Già il terzo posto sarebbe una pesante sconfitta. Ancor peggio, con contraccolpi sulla classe dirigente nazionale, se l’uomo del centrosinistra dovesse finir dietro o incollato a Fava, il candidato della sinistra-sinistra. Comunque vada, un pezzo di partita nel centrosinistra e dintorni potrebbe riaprirsi, in termini sfavorevoli per il leader: i suoi avversari interni e l’ala dalemian-bersaniana aspettano solo questo, in riva al fiume. I grillini, dati con grande anticipo protagonisti di una marcia trionfale, paiono aver subito una battuta d’arresto, complice anche qualche oltranzista: il solo motivo di sollievo per il centrosinistra. Un rallentamento, comunque, niente di più.

Resta da vedere se l’isola tira la volata ai 5 Stelle per il gran finale delle Politiche. In questo cambio di fase il vero competitore è il ritrovato Berlusconi, che insegue due obiettivi. Il primo è il proporsi come diga anti populista, sottraendo questo ruolo a Renzi e alzando in esclusiva il vessillo dell’Italia moderata. Il secondo è il ridefinire, disciplinandoli a proprio vantaggio, i rapporti con la Lega. Se, infatti, il bacino di consensi di Salvini sembra aver raggiunto il massimo, l’ultimo Berlusconi, viceversa, viene dato ancora in fase espansiva.

L’ex Cavaliere cerca il colpaccio: mettere ordine in casa e scegliersi l’avversario. Non Renzi, ma Grillo. Per contro il match tv di martedì Renzi-Di Maio racconta, viceversa, che il conflitto rimane a tre, non a due. Per come si stanno mettendo le cose, poco importa a Berlusconi che il suo neo moderatismo sconti l’ambiguità di imbarcare il sovranista Salvini. E lo stesso vale per quest’ultimo che, nel mentre cerca l’avventura sudista, nel Lombardo-Veneto è rispuntata l’anima nordista al recente referendum con quel che significa un certo retroterra culturale sotto traccia.
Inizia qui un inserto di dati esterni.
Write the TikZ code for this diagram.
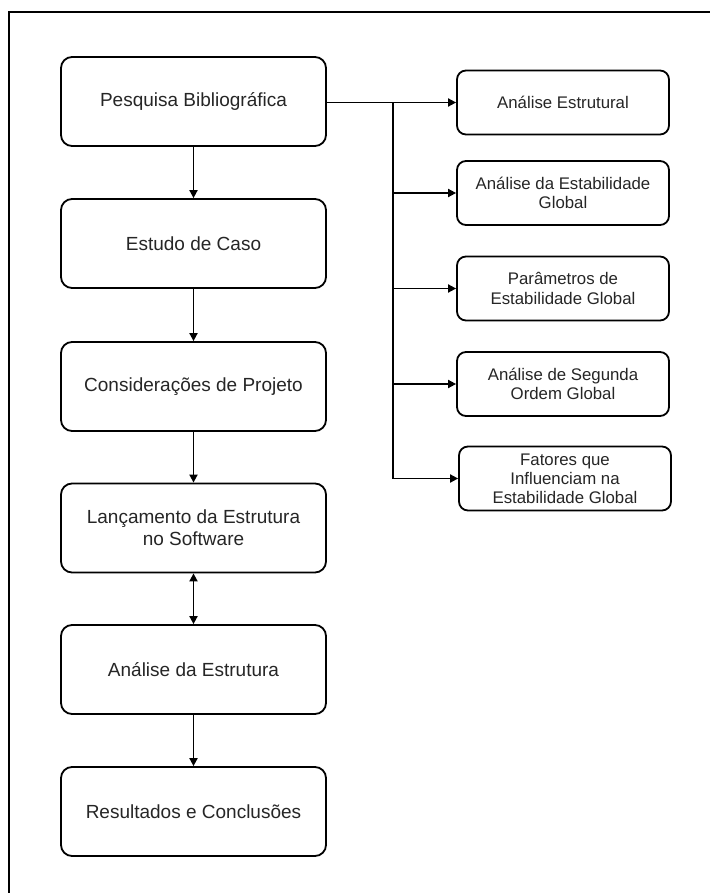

Per il momento nel centrodestra non volano più gli stracci, ma i comizi sono rimasti separati e la frettolosa cena a tre s’è rivelato un rammendo. Relazioni non pacificate e neppure è automatico che lo schema gerarchico della Sicilia si riproponga a livello nazionale, come vorrebbe il leader di Forza Italia. Gli interessati sanno comunque che il primo a pagare pegno sarà Renzi. La tempra abituata all’attacco e all’azzardo uscirà indebolita, con la sensazione di sentirsi accerchiata da entrambi i lati, e qui entrano in gioco i rapporti di forza con ciò che si agita a sinistra del Pd.

Il primo appuntamento è la legge di bilancio per capire se si possono aprire in extremis punti d’intesa per recuperare quello spazio di coalizione previsto dalla nuova legge elettorale. Un negoziato in salita, su due tavoli: pensioni e ticket sanitari. Il passo ulteriore sarà lo ius soli, questione molto delicata e iperpolitica. Ricordando, infine, che un’ipotetica affermazione del centrodestra in Sicilia equivarrebbe pure ad un avviso ai naviganti del Nord in vista della battaglia per il Pirellone.